For a few songs, it seems like this might be all we’ll be getting, a Stevie Nicks-style show augmented by a few cute lighting effects. The band, arrayed across the back, is as meticulous as expected, tight and sleek as Kate glides through “Hounds Of Love” and a “Top of the City” that exemplifies the dynamic shifts between contemplative calm and euphoric release in her music.

Then “Running Up That Hill” draws the crowd to its feet, Kate’s voice clearly untroubled by the passage of time, ably holding its own against the two drummers’ tom-tom barrage. “King Of The Mountain” is similarly effective, climaxing in a percussionist whirling a bullroarer around his head as cannons fill the air with confetti.

But this, it transpires, is but a mere preamble to the evening’s centrepiece highlight, a presentation of the “Ninth Wave” suite that finally displays the outlandish theatrical panache that fans have come to expect from Kate Bush.

A front-screen projection of someone phoning the coastguard sets the scene for this extraordinary tale of a drowning woman’s contemplation of life.
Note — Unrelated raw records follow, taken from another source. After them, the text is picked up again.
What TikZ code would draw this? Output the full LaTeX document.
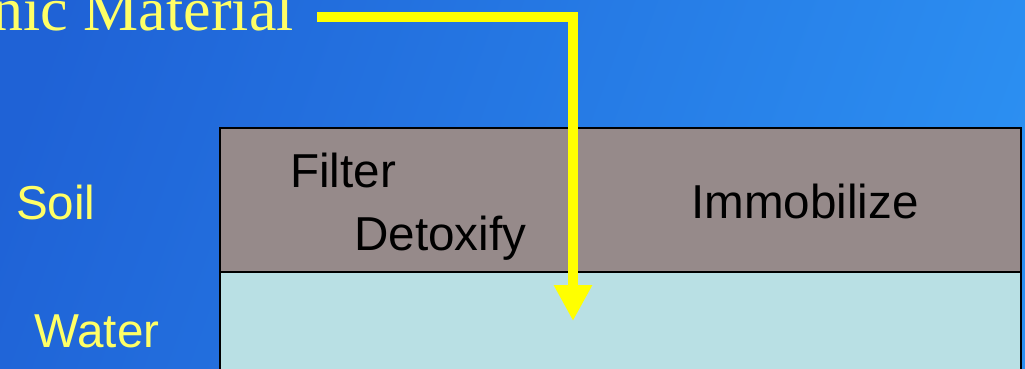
\documentclass[tikz,border=0pt]{standalone}
\usepackage{fontspec}
\setmainfont{Liberation Sans}
\newfontfamily\seriffont{Liberation Serif}
\usetikzlibrary{arrows.meta}
\definecolor{bgleft}{HTML}{1F62D6}
\definecolor{bgright}{HTML}{2C90F2}
\definecolor{soilgray}{HTML}{968A8A}
\definecolor{watercyan}{HTML}{B9E0E4}
\definecolor{labelyellow}{HTML}{FFFF66}
\definecolor{arrowyellow}{HTML}{FFFF00}
\tikzset{
  layerbox/.style={draw=black, line width=2.3pt, inner sep=0pt, outer sep=0pt, anchor=north west, minimum width=801pt},
  sidelabel/.style={inner sep=0pt, anchor=base west, text=labelyellow, font=\fontsize{47.6}{50}\selectfont},
  actlabel/.style={inner sep=0pt, anchor=base west, text=black, font=\fontsize{47.6}{50}\selectfont},
  titlelabel/.style={inner sep=0pt, anchor=base east, text=labelyellow, font=\seriffont\fontsize{62}{64}\selectfont},
  flow/.style={draw=arrowyellow, line width=10pt, line join=miter, line cap=butt, -{Triangle[length=36pt,width=36pt]}}
}
\begin{document}
\begin{tikzpicture}[x=1pt,y=-1pt]
\useasboundingbox (0,0) rectangle (1025,368);
\shade[shading=axis, left color=bgleft, right color=bgright, shading angle=70] (-60,-60) rectangle (1085,428);
% layers
\node[layerbox, fill=watercyan, minimum height=110pt] (water) at (220,272) {};
\node[layerbox, fill=soilgray, minimum height=144pt] (soil) at (220,128) {};
% labels
\node[titlelabel] (mat) at (294,30) {Organic Material};
\node[sidelabel] (soillbl) at (16,219) {Soil};
\node[sidelabel] (waterlbl) at (34,347) {Water};
\node[actlabel] (filter) at (290,187) {Filter};
\node[actlabel] (detox) at (354,250) {Detoxify};
\node[actlabel] (immob) at (691,218) {Immobilize};
% arrow
\coordinate (start) at ([xshift=23pt,yshift=13pt]mat.base east);
\coordinate (tip) at (573,321);
\draw[flow] (start) -| (tip);
\end{tikzpicture}
\end{document}
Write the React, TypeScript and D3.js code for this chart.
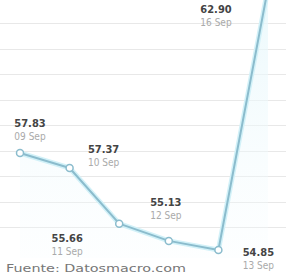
import { useEffect, useRef } from 'react';
import * as d3 from 'd3';

// Precio por fecha
const dates = ['09 Sep', '10 Sep', '11 Sep', '12 Sep', '13 Sep', '16 Sep'];
const values = [57.83, 57.37, 55.66, 55.13, 54.85, 62.9];
const source = 'Fuente: Datosmacro.com';

// placement of the two-line labels relative to each point
const labelPos = [
  { dx: 10, dy: -26 },
  { dx: 34, dy: -15 },
  { dx: -52, dy: 18 },
  { dx: -3, dy: -35 },
  { dx: 40, dy: 6 },
  { dx: -52, dy: 13 },
];

const App = () => {
  const ref = useRef<SVGSVGElement | null>(null);

  useEffect(() => {
    if (!ref.current) return;
    const width = 286;
    const height = 274;

    const svg = d3.select(ref.current);
    svg.selectAll('*').remove();
    svg.attr('width', width).attr('height', height);

    const x = d3.scalePoint<string>().domain(dates).range([20, 268]);
    const y = d3.scaleLinear().domain([54.85, 62.9]).range([250, -12]);

    // light horizontal guides
    const grid = d3.scaleLinear().domain([0, 8]).range([227, 23]);
    svg.append('g')
      .selectAll('line')
      .data(d3.range(0, 9))
      .join('line')
      .attr('x1', 0)
      .attr('x2', width)
      .attr('y1', (d) => Math.round(grid(d)) + 0.5)
      .attr('y2', (d) => Math.round(grid(d)) + 0.5)
      .attr('stroke', '#e8e8e8')
      .attr('stroke-width', 1);

    const pts = values.map((v, i) => [x(dates[i]) as number, y(v)] as [number, number]);

    const defs = svg.append('defs');
    const grad = defs.append('linearGradient')
      .attr('id', 'fillGrad')
      .attr('x1', 0).attr('x2', 0).attr('y1', 0).attr('y2', 1);
    grad.append('stop').attr('offset', '0%').attr('stop-color', '#e6f7fb').attr('stop-opacity', 0.8);
    grad.append('stop').attr('offset', '100%').attr('stop-color', '#f5fcfe').attr('stop-opacity', 0.2);

    const area = d3.area<[number, number]>()
      .x((d) => d[0])
      .y0(258)
      .y1((d) => d[1]);
    svg.append('path')
      .attr('d', area(pts) as string)
      .attr('fill', 'url(#fillGrad)');

    const line = d3.line<[number, number]>().x((d) => d[0]).y((d) => d[1]);
    svg.append('path')
      .attr('d', line(pts) as string)
      .attr('fill', 'none')
      .attr('stroke', '#d2f1f8')
      .attr('stroke-width', 5)
      .attr('stroke-linejoin', 'round');
    svg.append('path')
      .attr('d', line(pts) as string)
      .attr('fill', 'none')
      .attr('stroke', '#8bbccd')
      .attr('stroke-width', 2)
      .attr('stroke-linejoin', 'round');

    svg.append('g')
      .selectAll('circle')
      .data(pts)
      .join('circle')
      .attr('cx', (d) => d[0])
      .attr('cy', (d) => d[1])
      .attr('r', 3.5)
      .attr('fill', '#fff')
      .attr('stroke', '#8bbccd')
      .attr('stroke-width', 1.5);

    const labels = svg.append('g').attr('font-family', 'DejaVu Sans Condensed, DejaVu Sans, sans-serif');
    pts.forEach((p, i) => {
      const lx = p[0] + labelPos[i].dx;
      const ly = Math.max(p[1], 0) + labelPos[i].dy;
      labels.append('text')
        .attr('x', lx)
        .attr('y', ly)
        .attr('text-anchor', 'middle')
        .attr('font-size', 11)
        .attr('font-weight', 'bold')
        .attr('fill', '#444')
        .text(d3.format('.2f')(values[i]));
      labels.append('text')
        .attr('x', lx)
        .attr('y', ly + 13)
        .attr('text-anchor', 'middle')
        .attr('font-size', 10)
        .attr('fill', '#aaa')
        .text(dates[i]);
    });

    svg.append('text')
      .attr('x', 6)
      .attr('y', 272)
      .attr('font-family', 'DejaVu Sans, sans-serif')
      .attr('font-size', 11)
      .attr('fill', '#777')
      .attr('textLength', 180)
      .attr('lengthAdjust', 'spacingAndGlyphs')
      .text(source);
  }, []);

  return (
    <div style={{ position: 'absolute', left: 0, top: 0, background: '#fff' }}>
      <svg ref={ref} style={{ display: 'block' }} />
    </div>
  );
};

export default App;
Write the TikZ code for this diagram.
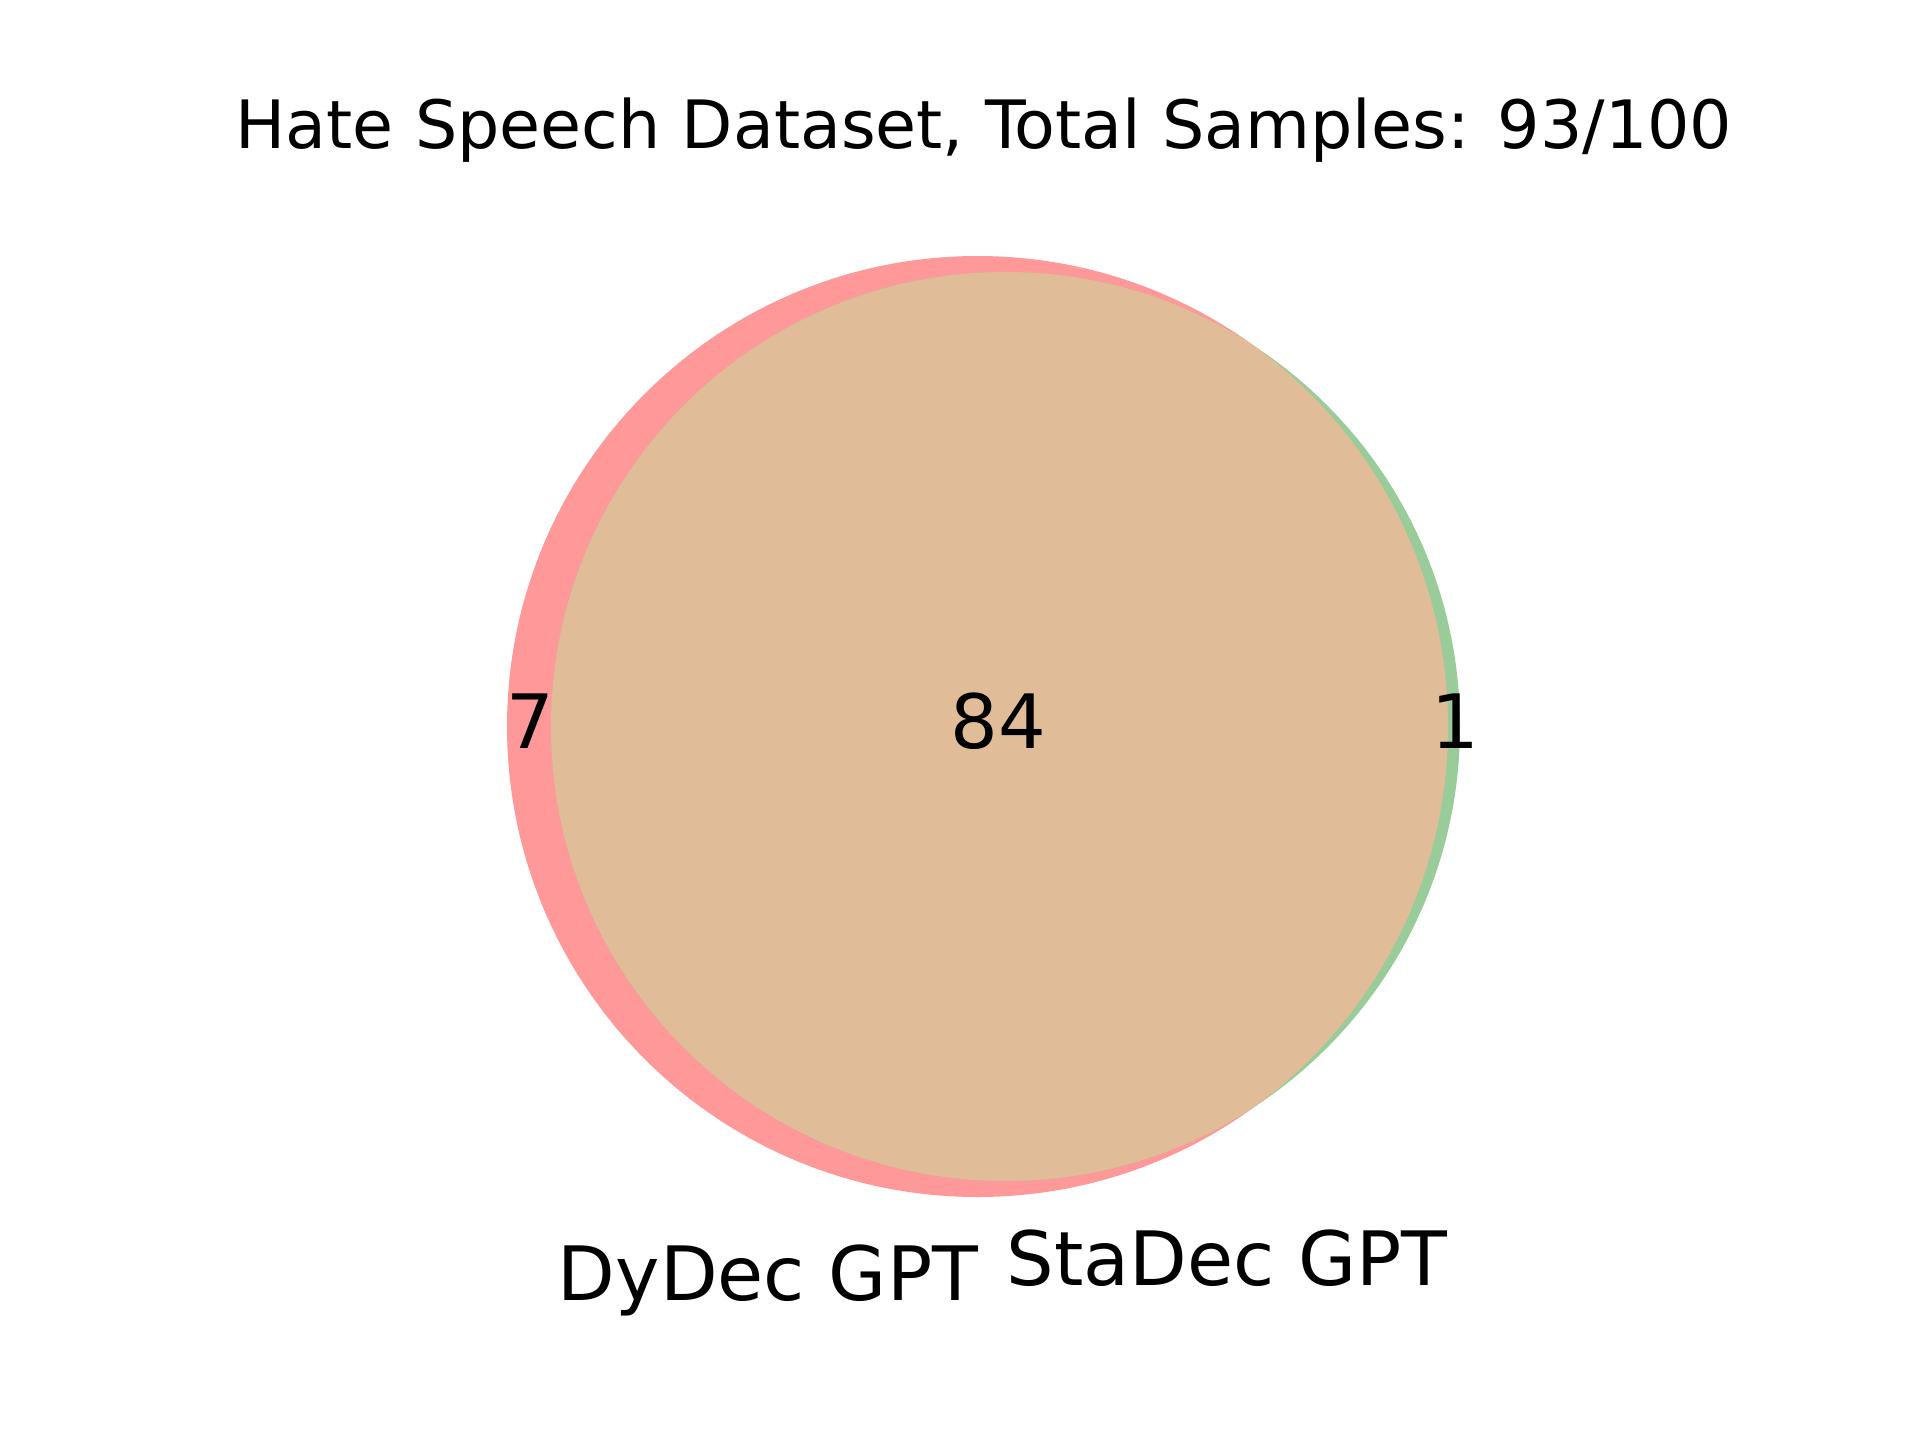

When the curtain rises, we’re on the prow of a shipwreck, sheet waves rolling across the stage as Kate, adrift in orange life jacket, bobs haplessly on a back-projection.

Two seahorses then climb out of the audience – no, really – and abduct the real Kate, leaving her backing singers (now rescuers) assailing the stage with axes and chainsaws in an attempt to rescue her from beneath the “ice”. When they pull her up, she’s berated by a priest before sinking back.

This is but the first of several coup de théâtre including a “helicopter” flying over the audience, aswirl in smoke and spotlights, a buoy bobbing across the stage, and a tragicomic sitting-room tableau set in a submerged room of cockeyed Caligari-esque angles.

Accompanied by music ranging from polyphonic choral harmonies to folksy minstrels, it’s quite stunning, undoubtedly the most ambitious, and genuinely moving, piece of theatrical pop ever seen on a British stage. Which is just what everyone here tonight was hoping for.